大資本やマスコミもスペーシアンに抑えられており、民間のデモに対しMSを持ち出して武力制圧を行うなど、苛烈な弾圧が行われている。
少なくともスペーシアンの間では同性婚は特に疑問を持たれるようなことではないらしいが、上記のようなアーシアン差別に加えて市民権を奪われ企業に生殺与奪を管理される人間も密かに存在するなど、差別や人権侵害は様々な形で存在している。
アーシアンとスペーシアンの格差はA.S.101年の時点で問題視されている事が、ナディムが視聴していたニュースやウェンディがタブレットを見ながら関税が上がった事を嘆くシーンでも窺い知れる。
ニュースで表示されていたグラフ(英文は原文ママ)
WHAT ISSUE DO YOU WANT POLICY MAKERS TO SPEND TIME DISCUSSING? | (日本語訳)あなたが求めている政策は? | ||
Earthian issue(訳)アーシアン | Spacian issue(訳)スペーシアン | ||
Poverty Reduction(訳)貧困対策 | 95% | Defense/Security(訳)防衛/安全保障 | 98% |
Fair Trade(訳)フェアトレード(不平等貿易および対策) | 89% | Free Competion(訳)自由競争 | 92% |
Education Gap(訳)教育格差 | 89% | infrastructure(訳)インフラ | 90% |
Taxes(訳)税 | 85% | Energy(訳)エネルギー | 87% |
Employment(訳)雇用 | 83% | Welfare(訳)福祉 | 86% |
なお、地球では旧来の国家や政体がどのような扱いとなっているかは描写されていないが、企業判断による武力行使がまかり通っている点を見るに、消滅しているか、少なくとも弱体化して相当に権限が低下しているのは間違いない。
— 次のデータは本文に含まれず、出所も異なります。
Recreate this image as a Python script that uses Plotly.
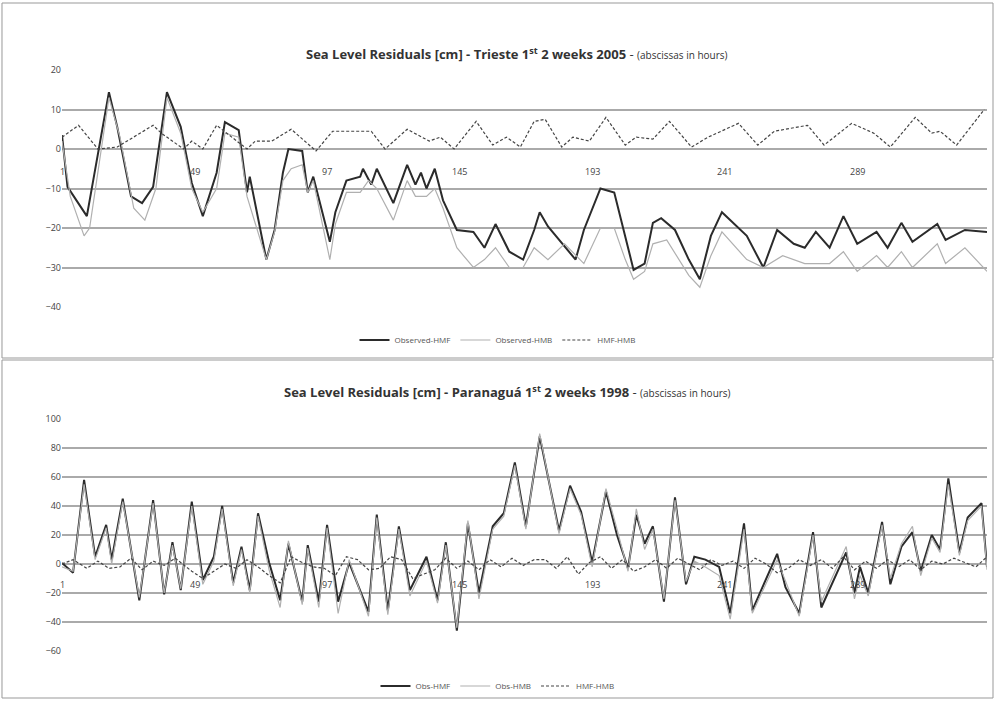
import plotly.graph_objects as go

# ---------- Top: Trieste 2005 ----------
t_hmf_h = [1,3,10,18,21,26,30,34,39,44,48,52,57,60,65,68,69,75,78,81,83,88,90,92,98,100,104,109,110,113,115,121,126,129,131,133,136,139,144,150,154,158,163,168,172,174,177,187,190,196,201,205,208,212,215,218,223,228,232,236,240,249,255,260,266,270,274,279,284,289,296,300,305,309,318,321,328,336]
t_hmf_v = [3.5,-9.6,-17,14.4,5.6,-12,-13.7,-9.6,14.4,5.6,-8.6,-17,-6,6.8,4.8,-11,-7,-28,-20.5,-6,0,-0.5,-11,-7,-23.5,-16,-8,-7,-5,-9,-5,-13.7,-4,-9,-6,-10,-5,-13,-20.5,-21,-25,-19,-26,-28,-20.5,-16,-19.6,-28,-20.5,-10,-11,-22,-30.6,-29,-18.7,-17.5,-20.5,-28,-33,-22,-16,-22,-30,-20.5,-24,-25,-21,-25,-17,-24,-21,-25,-18.7,-23.5,-19,-23,-20.5,-21]
t_hmb_h = [1,4,9,11,18,22,27,31,35,39,44,48,52,57,60,65,68,75,78,81,84,88,90,92,98,100,104,109,112,115,121,126,129,133,136,139,144,150,154,158,163,168,172,177,183,190,196,201,205,208,212,215,220,228,232,236,240,249,255,262,270,279,284,289,296,300,305,309,318,321,328,336]
t_hmb_v = [2,-12,-22,-20,13,3,-15,-18,-10,13,4,-10,-16,-10,4,3,-12,-28,-21,-8,-5,-4,-11,-8,-28,-19,-11,-11,-8,-10,-18,-8,-12,-12,-10,-15,-25,-30,-28,-25,-30,-30,-25,-28,-24,-29,-20,-20,-28,-33,-31,-24,-23,-32,-35,-27,-21,-28,-30,-27,-29,-29,-26,-31,-27,-30,-26,-30,-24,-29,-25,-31]
t_diff_h = [1,7,14,21,34,37,45,48,52,57,68,71,77,84,93,99,113,118,126,134,138,143,151,157,162,167,172,176,182,186,192,198,205,209,215,221,229,235,246,253,259,271,277,287,295,301,310,316,319,325,335]
t_diff_v = [3,6,0,0.5,6,4,0,2,0,6,0,2,2,5,-0.5,4.5,4.5,0,5,2,3,0,7,1,3,0.5,7,7.5,0.5,3,2,8,1,3,2.5,7,0.5,3,6.5,1,4.5,6,1,6.5,4,0.5,8,4,4.5,1,10]
t_ticks = [-40,-30,-20,-10,0,10,20]

# ---------- Bottom: Paranaguá 1998 ----------
b_hmf_h = [1,5,9,13,17,19,23,29,34,38,41,44,48,52,56,59,63,66,69,72,76,80,83,88,90,94,97,101,105,112,115,119,123,127,133,137,140,144,148,152,157,161,165,169,174,181,185,189,193,198,202,206,209,212,215,219,223,227,230,234,239,243,248,251,260,263,268,273,276,285,288,290,293,298,301,305,309,312,316,319,322,326,329,334,336]
b_hmf_v = [0.7,-6,58,5,27,3,45,-25,44,-21,15,-18,43,-11,5,40,-13,12,-18,35,1,-25,14,-26,13,-26,27,-26,1,-33,34,-32,26,-18,5,-25,15,-46,28,-20,26,35,70,26,88,23,54,36,1,50,20,-3,34,14,26,-26,46,-14,5,3,-2,-34,28,-32,7,-16,-34,22,-30,8,-20,-2,-20,29,-14,12,22,-5,20,10,59,8,32,42,-2]
b_hmb_h = [1,5,9,13,17,19,23,29,34,38,41,44,48,52,56,59,63,66,69,72,76,80,83,88,90,94,97,101,105,112,115,119,123,127,133,137,140,144,148,152,157,161,165,169,174,181,185,189,193,198,202,206,209,212,215,219,223,227,230,234,239,243,248,251,260,263,268,273,276,285,288,290,293,298,301,305,309,312,316,319,322,326,329,334,336]
b_hmb_v = [-2,-5,55,3,25,0,43,-23,42,-20,13,-17,40,-14,2,38,-15,10,-20,33,-4,-30,16,-28,11,-30,25,-34,3,-36,32,-35,24,-22,2,-27,13,-44,30,-24,24,33,68,24,90,21,52,34,-2,52,24,-5,38,10,24,-24,44,-12,2,-2,-8,-38,24,-34,3,-12,-36,20,-26,12,-24,-8,-22,27,-10,14,26,-8,18,8,55,6,30,40,-4]
b_diff_h = [1,5,10,14,18,22,26,30,34,38,42,48,52,56,60,64,68,72,76,80,84,88,92,96,100,104,108,112,116,120,124,128,132,136,140,144,148,152,156,160,164,168,172,176,180,184,188,192,196,200,204,208,212,216,220,224,228,232,236,240,244,248,252,256,260,264,268,272,276,280,284,288,292,296,300,304,308,312,316,320,324,328,332,336]
b_diff_v = [0,3,-3,2,-3,-2,4,-4,2,-1,4,-5,-10,-5,0,-3,3,-2,-8,-13,5,1,-2,-3,-8,5,3,-4,-3,5,3,-10,-7,-4,4,-3,2,-4,3,-2,4,-1,3,3,-3,5,-7,1,5,-3,3,-5,-2,3,-3,4,0,-4,3,-1,2,-3,4,0,-6,-3,3,-1,3,-3,5,-4,2,-3,3,-2,3,-4,2,0,4,1,-2,5]
b_ticks = [-60,-40,-20,0,20,40,60,80,100]

hour_ticks = [1,49,97,145,193,241,289]

H = 701
def fy(py): return (H - py) / H

fig = go.Figure()
def add(x, y, name, style, xa, ya, leg):
    styles = {
        "hmf": dict(color="#2b2b2b", width=2),
        "hmb": dict(color="#b0b0b0", width=1.2),
        "diff": dict(color="#444444", width=1.2, dash="3px,2px"),
    }
    fig.add_trace(go.Scatter(x=x, y=y, name=name, mode="lines", line=styles[style],
                             xaxis=xa, yaxis=ya, legend=leg))

add(t_hmf_h, t_hmf_v, "Observed-HMF", "hmf", "x", "y", "legend")
add(t_hmb_h, t_hmb_v, "Observed-HMB", "hmb", "x", "y", "legend")
add(t_diff_h, t_diff_v, "HMF-HMB", "diff", "x", "y", "legend")
add(b_hmf_h, b_hmf_v, "Obs-HMF", "hmf", "x2", "y2", "legend2")
add(b_hmb_h, b_hmb_v, "Obs-HMB", "hmb", "x2", "y2", "legend2")
add(b_diff_h, b_diff_v, "HMF-HMB", "diff", "x2", "y2", "legend2")

xd = [62/995, 987/995]
ax = dict(range=[1, 336], showgrid=False, zeroline=False, showticklabels=False, showline=False)
fig.update_layout(
    width=995, height=701, margin=dict(l=0, r=0, t=0, b=0, autoexpand=False),
    paper_bgcolor="white", plot_bgcolor="white",
    font=dict(family="Open Sans, DejaVu Sans", size=9, color="#555"),
    xaxis=dict(domain=xd, anchor="y", **ax),
    xaxis2=dict(domain=xd, anchor="y2", **ax),
    yaxis=dict(domain=[fy(307), fy(70)], range=[-40, 20], tickvals=t_ticks,
               showgrid=True, gridcolor="#aaaaaa", gridwidth=1.5, zeroline=False,
               ticks="", tickfont=dict(size=9, color="#444")),
    yaxis2=dict(domain=[fy(651), fy(419)], range=[-60, 100], tickvals=b_ticks,
                showgrid=True, gridcolor="#aaaaaa", gridwidth=1.5, zeroline=False,
                ticks="", tickfont=dict(size=9, color="#444")),
    legend=dict(orientation="h", x=0.5, xanchor="center", y=fy(340), yanchor="middle",
                font=dict(size=8, color="#555"), bgcolor="rgba(0,0,0,0)"),
    legend2=dict(orientation="h", x=0.5, xanchor="center", y=fy(686), yanchor="middle",
                 font=dict(size=8, color="#555"), bgcolor="rgba(0,0,0,0)"),
)
for h in hour_ticks:
    fig.add_annotation(x=h, y=0, xref="x", yref="y", text=str(h), showarrow=False,
                       yanchor="top", yshift=-14, font=dict(size=9, color="#444"))
    fig.add_annotation(x=h, y=0, xref="x2", yref="y2", text=str(h), showarrow=False,
                       yanchor="top", yshift=-12, font=dict(size=9, color="#444"))

fig.add_annotation(x=0.52, y=fy(42), xref="paper", yref="paper", showarrow=False,
                   text="<b>Sea Level Residuals [cm] - Trieste 1<sup>st</sup> 2 weeks 2005</b> - <span style='font-size:10px'>(abscissas in hours)</span>",
                   font=dict(size=13, color="#333"))
fig.add_annotation(x=0.51, y=fy(391), xref="paper", yref="paper", showarrow=False,
                   text="<b>Sea Level Residuals [cm] - Paranaguá 1<sup>st</sup> 2 weeks 1998</b> - <span style='font-size:10px'>(abscissas in hours)</span>",
                   font=dict(size=13, color="#333"))
fig.add_shape(type="rect", xref="paper", yref="paper", x0=0.002, x1=0.998, y0=fy(358), y1=fy(3),
              line=dict(color="#999", width=1))
fig.add_shape(type="rect", xref="paper", yref="paper", x0=0.002, x1=0.998, y0=fy(698), y1=fy(360),
              line=dict(color="#999", width=1))

fig.write_html("out.html", post_script="document.body.style.margin='0';",
               config={"displayModeBar": False})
詳細は不明だが、地球では戦災孤児が当たり前となっている。採掘業では事故が起こることも珍しくなく、四肢を失ったりする事例もある。
これまでのガンダムシリーズ作品で登場した地球連邦や地球連合、地球圏統一連合などのような統一国家が存在するのかは不明である。
年表
- A.S.101年以前
- ドローン戦争が勃発。ノンキネティックポッドおよびそれに搭載されたシステム「アンチドート」の原型となるパーメット・電子対抗装備により終結。
- A.S.89年
- シン・セー開発公社設立。
- A.S.101年
- A.S.105年?
- ブリオン社よりデミトレーナーの初年度モデルがロールアウトされる。
- A.S.107年
- MS開発評議会を源流に持つ巨大複合企業ベネリットグループが創設される。
- A.S.110年?
- アスティカシア高等専門学園が設立される。(学籍番号のアルファベットより判断)
- A.S.116年?
- シン・セー開発公社のCEOにプロスペラ・マーキュリーが就任?
- A.S.122年
- ベネリットグループ傘下のアスティカシア高等専門学園にGUND-ARMと思われる機体が持ち込まれ、複数回の決闘が行われる。
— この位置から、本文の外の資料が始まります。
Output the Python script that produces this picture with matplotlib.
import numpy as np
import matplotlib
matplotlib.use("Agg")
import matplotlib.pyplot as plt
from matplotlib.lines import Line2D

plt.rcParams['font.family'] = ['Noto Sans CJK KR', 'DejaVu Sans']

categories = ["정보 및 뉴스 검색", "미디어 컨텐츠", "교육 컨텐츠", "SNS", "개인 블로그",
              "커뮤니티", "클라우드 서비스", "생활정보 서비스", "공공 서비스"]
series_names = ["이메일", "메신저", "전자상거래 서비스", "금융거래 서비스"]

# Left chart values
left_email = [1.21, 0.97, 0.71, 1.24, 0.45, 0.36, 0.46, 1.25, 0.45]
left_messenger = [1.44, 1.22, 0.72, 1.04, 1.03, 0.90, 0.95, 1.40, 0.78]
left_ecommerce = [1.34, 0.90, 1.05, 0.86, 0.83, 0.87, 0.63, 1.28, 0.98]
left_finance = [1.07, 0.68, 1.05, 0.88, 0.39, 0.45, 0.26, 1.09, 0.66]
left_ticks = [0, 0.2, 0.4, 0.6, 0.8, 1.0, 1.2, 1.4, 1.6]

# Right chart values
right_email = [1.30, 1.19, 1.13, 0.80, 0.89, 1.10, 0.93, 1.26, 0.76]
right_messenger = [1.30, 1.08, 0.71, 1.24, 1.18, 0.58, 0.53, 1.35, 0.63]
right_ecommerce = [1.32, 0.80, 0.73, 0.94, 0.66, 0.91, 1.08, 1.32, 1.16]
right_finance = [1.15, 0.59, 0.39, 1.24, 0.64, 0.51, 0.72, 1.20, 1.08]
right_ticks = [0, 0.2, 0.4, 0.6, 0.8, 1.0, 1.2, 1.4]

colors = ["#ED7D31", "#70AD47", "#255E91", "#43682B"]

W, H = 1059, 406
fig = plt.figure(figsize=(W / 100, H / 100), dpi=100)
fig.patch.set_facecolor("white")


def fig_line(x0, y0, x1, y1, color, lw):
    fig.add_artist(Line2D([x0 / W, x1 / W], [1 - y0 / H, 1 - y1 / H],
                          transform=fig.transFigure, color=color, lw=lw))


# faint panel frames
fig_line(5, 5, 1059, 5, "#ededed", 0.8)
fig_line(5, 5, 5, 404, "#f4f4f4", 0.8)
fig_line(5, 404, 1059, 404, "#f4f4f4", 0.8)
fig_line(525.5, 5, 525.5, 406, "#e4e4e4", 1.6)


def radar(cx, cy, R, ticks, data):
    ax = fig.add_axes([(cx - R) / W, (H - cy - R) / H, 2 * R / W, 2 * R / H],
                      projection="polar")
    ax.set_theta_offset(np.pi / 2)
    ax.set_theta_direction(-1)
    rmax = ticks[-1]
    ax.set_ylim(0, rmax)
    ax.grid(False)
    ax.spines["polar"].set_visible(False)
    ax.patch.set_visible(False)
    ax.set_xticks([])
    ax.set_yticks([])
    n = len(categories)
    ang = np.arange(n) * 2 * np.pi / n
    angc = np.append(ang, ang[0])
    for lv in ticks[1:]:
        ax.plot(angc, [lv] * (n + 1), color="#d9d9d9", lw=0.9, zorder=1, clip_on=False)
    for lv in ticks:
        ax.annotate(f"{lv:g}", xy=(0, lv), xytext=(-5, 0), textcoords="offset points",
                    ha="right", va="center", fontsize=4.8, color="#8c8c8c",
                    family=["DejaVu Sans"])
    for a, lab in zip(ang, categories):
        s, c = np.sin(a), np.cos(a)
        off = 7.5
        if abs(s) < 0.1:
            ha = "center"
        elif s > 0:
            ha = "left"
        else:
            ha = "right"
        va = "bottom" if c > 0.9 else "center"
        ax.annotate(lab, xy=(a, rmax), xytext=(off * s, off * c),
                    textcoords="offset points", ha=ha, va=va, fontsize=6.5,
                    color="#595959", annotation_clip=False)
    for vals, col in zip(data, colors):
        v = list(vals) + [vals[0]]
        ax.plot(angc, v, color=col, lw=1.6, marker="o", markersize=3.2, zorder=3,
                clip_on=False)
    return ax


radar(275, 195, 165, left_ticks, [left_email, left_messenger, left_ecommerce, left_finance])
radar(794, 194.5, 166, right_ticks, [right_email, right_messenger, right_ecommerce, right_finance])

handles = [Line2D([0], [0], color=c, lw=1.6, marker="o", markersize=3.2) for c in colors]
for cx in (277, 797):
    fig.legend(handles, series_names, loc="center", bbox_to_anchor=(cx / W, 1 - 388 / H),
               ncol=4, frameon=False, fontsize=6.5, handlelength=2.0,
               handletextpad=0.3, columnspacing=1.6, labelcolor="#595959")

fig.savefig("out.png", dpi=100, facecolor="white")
- グループ創設15周年記念パーティーにてペイル社が自社新型機にGUNDフォーマットが搭載されていた事実を公表。
- アスティカシア経営戦略科のミオリネ・レンブランが、ペイル社のGUND-ARM開発部門およびシン・セー社の買収と統合、GUND-ARMの安全な運用を目的とした新規事業を提案。株式会社ガンダムが設立される。